Off-policy Experience Reuse: Algorithms like SCAOPO maintain rolling buffers of transitions, allow for real-time deployment, and run quadratic surrogate solves and dual subgradient updates with per-iteration cost scaling linearly in the number of network parameters and constraints (Tian et al., 2021).
Parallelization and Resource Constraints: Primal-dual decompositions are coordinate-separable, enabling vectorized implementations and low memory footprints.
Example Domains: Practical applications include enforcing safety (limiting unsafe action counts), promoting diversity (uniform exploration), and expert imitation via occupancy similarity metrics (Miryoosefi et al., 2019). Global concave objectives cover multi-objective optimization, fairness, and entropy maximization (Cheung, 2019).

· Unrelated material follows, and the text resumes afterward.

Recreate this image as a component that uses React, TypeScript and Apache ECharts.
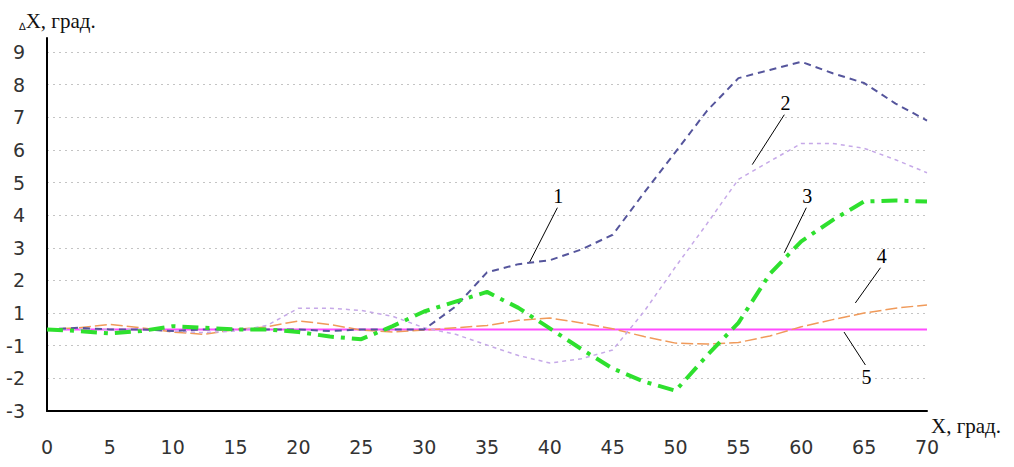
import React, { useEffect, useRef } from "react";
import * as echarts from "echarts";

// Shared x positions (degrees)
const xValues = [0, 2.5, 5, 7.5, 10, 12.5, 15, 17.5, 20, 22.5, 25, 27.5, 30, 32.5, 35, 37.5, 40, 42.5, 45, 47.5, 50, 52.5, 55, 57.5, 60, 62.5, 65, 67.5, 70];

// Values in the chart's internal scale (label "-1" = 0, "-2" = -1, "-3" = -2)
const curve1 = [0.5, 0.55, 0.5, 0.5, 0.45, 0.5, 0.5, 0.5, 0.5, 0.45, 0.5, 0.5, 0.5, 1.2, 2.25, 2.5, 2.62, 2.95, 3.4, 4.69, 5.94, 7.2, 8.2, 8.45, 8.7, 8.35, 8.05, 7.42, 6.9];
const curve2 = [0.5, 0.5, 0.5, 0.5, 0.45, 0.4, 0.45, 0.62, 1.15, 1.15, 1.08, 0.9, 0.55, 0.35, 0.02, -0.3, -0.53, -0.4, -0.13, 1.05, 2.42, 3.74, 5.1, 5.65, 6.2, 6.2, 6.05, 5.7, 5.3];
const curve3 = [0.5, 0.45, 0.38, 0.45, 0.6, 0.55, 0.5, 0.5, 0.42, 0.28, 0.2, 0.6, 1.05, 1.35, 1.65, 1.16, 0.53, -0.1, -0.7, -1.1, -1.38, -0.3, 0.7, 2.2, 3.2, 3.85, 4.42, 4.45, 4.42];
const curve4 = [0.5, 0.55, 0.65, 0.55, 0.42, 0.35, 0.5, 0.58, 0.76, 0.65, 0.48, 0.42, 0.48, 0.55, 0.62, 0.78, 0.85, 0.7, 0.52, 0.28, 0.08, 0.05, 0.1, 0.3, 0.58, 0.8, 1.0, 1.15, 1.25];
const zeroLineX = [0, 70];
const zeroLineY = [0.5, 0.5];

// Leader lines: [x1, y1, x2, y2] with label text at the second point
const leaderNames = ["1", "2", "3", "4", "5"];
const leaderLines = [
  [38.4, 2.57, 40.6, 4.23],
  [56.1, 5.55, 58.65, 7.08],
  [58.65, 2.85, 60.4, 4.23],
  [64.3, 1.31, 66.3, 2.39],
  [63.4, 0.42, 65.1, -0.59],
];

const yLabel = (v: number) => {
  if (Math.abs(v - Math.round(v)) > 1e-6) return "";
  return v >= 1 ? String(v) : String(v - 1);
};

const pairs = (xs: number[], ys: number[]) => xs.map((x, i) => [x, ys[i]]);

const leader = (i: number) => ({
  silent: true,
  symbol: ["none", "none"],
  lineStyle: { color: "#000", width: 1, type: "solid" },
  label: {
    show: true,
    position: "end",
    formatter: leaderNames[i],
    color: "#000",
    fontFamily: "Liberation Serif",
    fontSize: 20,
    distance: 2,
  },
  emphasis: { disabled: true },
  data: [[{ coord: [leaderLines[i][0], leaderLines[i][1]] }, { coord: [leaderLines[i][2], leaderLines[i][3]] }]],
});

export default function App() {
  const ref = useRef<HTMLDivElement>(null);
  useEffect(() => {
    if (!ref.current) return;
    const chart = echarts.init(ref.current, null, { renderer: "svg" });
    chart.setOption({
      animation: false,
      backgroundColor: "#fff",
      title: {
        text: "{d|∆}{m|X, град.}",
        left: 14,
        top: 5,
        textStyle: {
          fontWeight: "normal",
          rich: {
            d: { fontFamily: "DejaVu Sans", fontSize: 10, fontWeight: "normal", color: "#111", verticalAlign: "bottom" },
            m: { fontFamily: "Liberation Serif", fontSize: 21, fontWeight: "normal", color: "#111" },
          },
        },
      },
      grid: { left: 47, right: 87, top: 38, bottom: 56 },
      xAxis: {
        type: "value",
        min: 0,
        max: 70,
        interval: 5,
        axisLine: { show: true, onZero: false, lineStyle: { color: "#000", width: 2 } },
        axisTick: { show: false },
        splitLine: { show: false },
        axisLabel: { fontFamily: "DejaVu Sans", fontSize: 19, color: "#333", margin: 26 },
        name: "X, град.",
        nameLocation: "end",
        nameGap: 4,
        nameTextStyle: {
          fontFamily: "Liberation Serif",
          fontSize: 21,
          color: "#111",
          verticalAlign: "top",
          align: "left",
          padding: [4, 0, 0, 0],
        },
      },
      yAxis: {
        type: "value",
        min: -2,
        max: 9.43,
        interval: 1,
        axisLine: { show: true, onZero: false, lineStyle: { color: "#000", width: 2 } },
        axisTick: { show: false },
        axisLabel: {
          formatter: yLabel,
          fontFamily: "DejaVu Sans",
          fontSize: 19,
          color: "#333",
          margin: 22,
          showMaxLabel: false,
        },
        splitLine: {
          show: true,
          showMaxLine: false,
          showMinLine: false,
          lineStyle: { color: "#c4c4c4", width: 1, type: [2, 4] },
        },
      },
      series: [
        {
          name: "5",
          type: "line",
          data: pairs(zeroLineX, zeroLineY),
          symbol: "none",
          lineStyle: { color: "#ff4dff", width: 2, type: "solid" },
          z: 2,
          markLine: leader(4),
        },
        {
          name: "4",
          type: "line",
          data: pairs(xValues, curve4),
          symbol: "none",
          lineStyle: { color: "#f09a5a", width: 1.5, type: [12, 4] },
          z: 3,
          markLine: leader(3),
        },
        {
          name: "2",
          type: "line",
          data: pairs(xValues, curve2),
          symbol: "none",
          lineStyle: { color: "#c6a9e8", width: 1.5, type: [4, 4] },
          z: 3,
          markLine: leader(1),
        },
        {
          name: "1",
          type: "line",
          data: pairs(xValues, curve1),
          symbol: "none",
          lineStyle: { color: "#55559c", width: 2, type: [7, 5] },
          z: 4,
          markLine: leader(0),
        },
        {
          name: "3",
          type: "line",
          data: pairs(xValues, curve3),
          symbol: "none",
          lineStyle: { color: "#2ee02e", width: 4, type: [16, 7, 4, 7] },
          z: 5,
          markLine: leader(2),
        },
      ],
    });
    return () => chart.dispose();
  }, []);
  return (
    <div
      ref={ref}
      style={{ position: "fixed", left: 0, top: 0, width: 1014, height: 467, background: "#fff" }}
    />
  );
}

7. Extensions, Limitations, and Connections

OCP with RL is an active research frontier:

Continuous Spaces: Current methods generally target finite (tabular) or low-dimensional regimes; extension to continuous state–action spaces is an active area (Moreno et al., 12 May 2025).
Bandit Feedback and Partial Information: Sublinear regret rates remain suboptimal in bandit- and limited-feedback scenarios; $\widetilde O(T^{3/4})$ is known, but closing to optimal $O(\sqrt{T})$ is an open problem (Moreno et al., 12 May 2025).
Boosting and Oracular RL: Online boosting formalizes and extends OCP to settings where enumerating the policy space is infeasible, capturing contextual and bandit RL models using only black-box access to weak learners (Hazan et al., 2021).
MDPwK and Other Constraints: Variants such as MDPs with knapsack or resource constraints, as well as RL with non-traditional utilities or fairness criteria, are amenable to these frameworks (Cheung, 2019).

OCP has become a unifying meta-algorithmic principle for modern constrained and general-convex RL, providing both rigorous guarantees and scalable implementations. Continued progress will hinge on improved regret rates for adversarial and bandit feedback, scalable algorithms for function approximation, and adaptive exploration in high-dimensional structured environments.